I have so much spare time now I am starting to enjoy my life once more. I too used to react angrily when asked to go out for dinner or go away as I would be worrying about getting the money even though I was only gambling it away anyway and also I would think to myself what if it was that night that I went out that I was destined to have my big win! Ridiculous now thinking back at it. I have struggled over the last coupe of months to stop completely as my addiction was also online gambling. I am slowly sorting out my finances, I have contacted stepchange for help.
Believe me it does get better. My worst day was being paid on the Friday morning and by Friday evening I had gambled over 1200 on slots and spent the weekend a wreck. I hope that you can continue to stay strong.
Hi Reesay,
Thank you for what you said, I can identify with everything you mentioned.
I too have found it incredibly difficult to speak to people. I once mentioned that I had a problem to my parents and though they bailed me out it was heart wrenching to see my mum cry. She cried not for the loss of money but because she said that it was hard to see me, her son, with nothing to his name wasting everything. I felt as though i had lost all sense of pride with them and felt a complete failure. Likewise I mentioned some of my problems to my girlfriend and she broke down in tears. I have always felt like a strong personality with all the solutions and very rarely ask for help. I therefore keep all my problems to myself including all of my gambling and the fact that I have used credit cards and 2 x payday loan firms to keep afloat. This is amongst loans and a large overdraft and several loans I have with friends and family who are in no hurry to get their money back.

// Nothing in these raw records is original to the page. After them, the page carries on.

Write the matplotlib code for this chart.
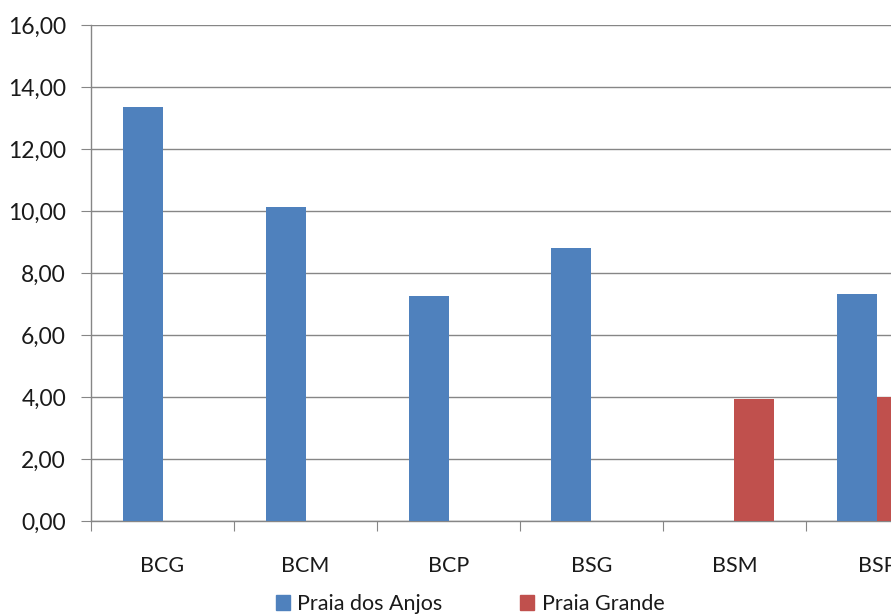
import matplotlib
matplotlib.use("Agg")
import matplotlib.pyplot as plt
import numpy as np
from matplotlib.patches import Patch
from matplotlib.ticker import FuncFormatter

plt.rcParams['font.family'] = ['Lato', 'DejaVu Sans']

categories = ["BCG", "BCM", "BCP", "BSG", "BSM", "BSP"]
series_names = ["Praia dos Anjos", "Praia Grande"]
praia_dos_anjos = [13.37, 10.13, 7.26, 8.81, 0.0, 7.33]
praia_grande = [0.0, 0.0, 0.0, 0.0, 3.94, 4.00]
colors = ["#4F81BD", "#C0504D"]

W, H = 891, 614
fig = plt.figure(figsize=(W / 100, H / 100), dpi=100)
ax = fig.add_axes([91 / W, (H - 521) / H, 858 / W, 496 / H])

x = np.arange(len(categories))
bw = 40 / 143
ax.bar(x - bw / 2, praia_dos_anjos, width=bw, color=colors[0], zorder=3)
ax.bar(x + bw / 2, praia_grande, width=bw, color=colors[1], zorder=3)

ax.set_xlim(-0.5, len(categories) - 0.5)
ax.set_ylim(0, 16)
ax.set_yticks(np.arange(0, 17, 2))
ax.yaxis.set_major_formatter(FuncFormatter(lambda v, p: f"{v:.2f}".replace(".", ",")))
ax.grid(axis='y', color='#868686', linewidth=1, zorder=0)

ax.set_xticks(np.arange(-0.5, len(categories), 1))
ax.set_xticklabels([])
ax.set_xticks(x, minor=True)
ax.set_xticklabels(categories, minor=True)
ax.tick_params(axis='x', which='minor', length=0, pad=25, labelsize=15.5, labelcolor='#1a1a1a')
ax.tick_params(axis='x', which='major', length=7, color='#868686', direction='out')
ax.tick_params(axis='y', length=7, color='#868686', pad=11, labelsize=16.5, labelcolor='#1a1a1a')

for s in ['top', 'right']:
    ax.spines[s].set_visible(False)
for s in ['left', 'bottom']:
    ax.spines[s].set_color('#868686')
    ax.spines[s].set_linewidth(1)

handles = [Patch(color=c, label=n) for c, n in zip(colors, series_names)]
fig.legend(handles=handles, loc='center', bbox_to_anchor=(470 / W, 1 - 604 / H), ncol=2,
           frameon=False, fontsize=15.5, handlelength=0.65, handleheight=0.65,
           handletextpad=0.35, columnspacing=3.6, labelcolor='#1a1a1a')

fig.savefig("out.png", dpi=100)
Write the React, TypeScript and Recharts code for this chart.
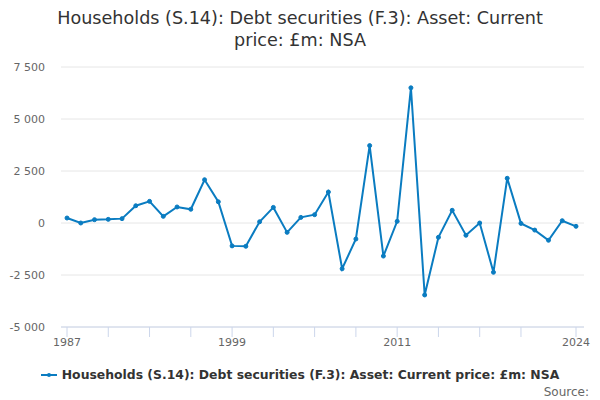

Despite all this I am hopeful. Its been 2 days since I gambled and using this site as a vice I do feel a little better and optimistic. I do hope I can stay strong, its so difficult when the smallest thing sets me off. I wish you luck, it sounds as though you have taken some good steps with getting to a solution and hope that you continue and gather pace on sorting your own finances and getting your life back on track.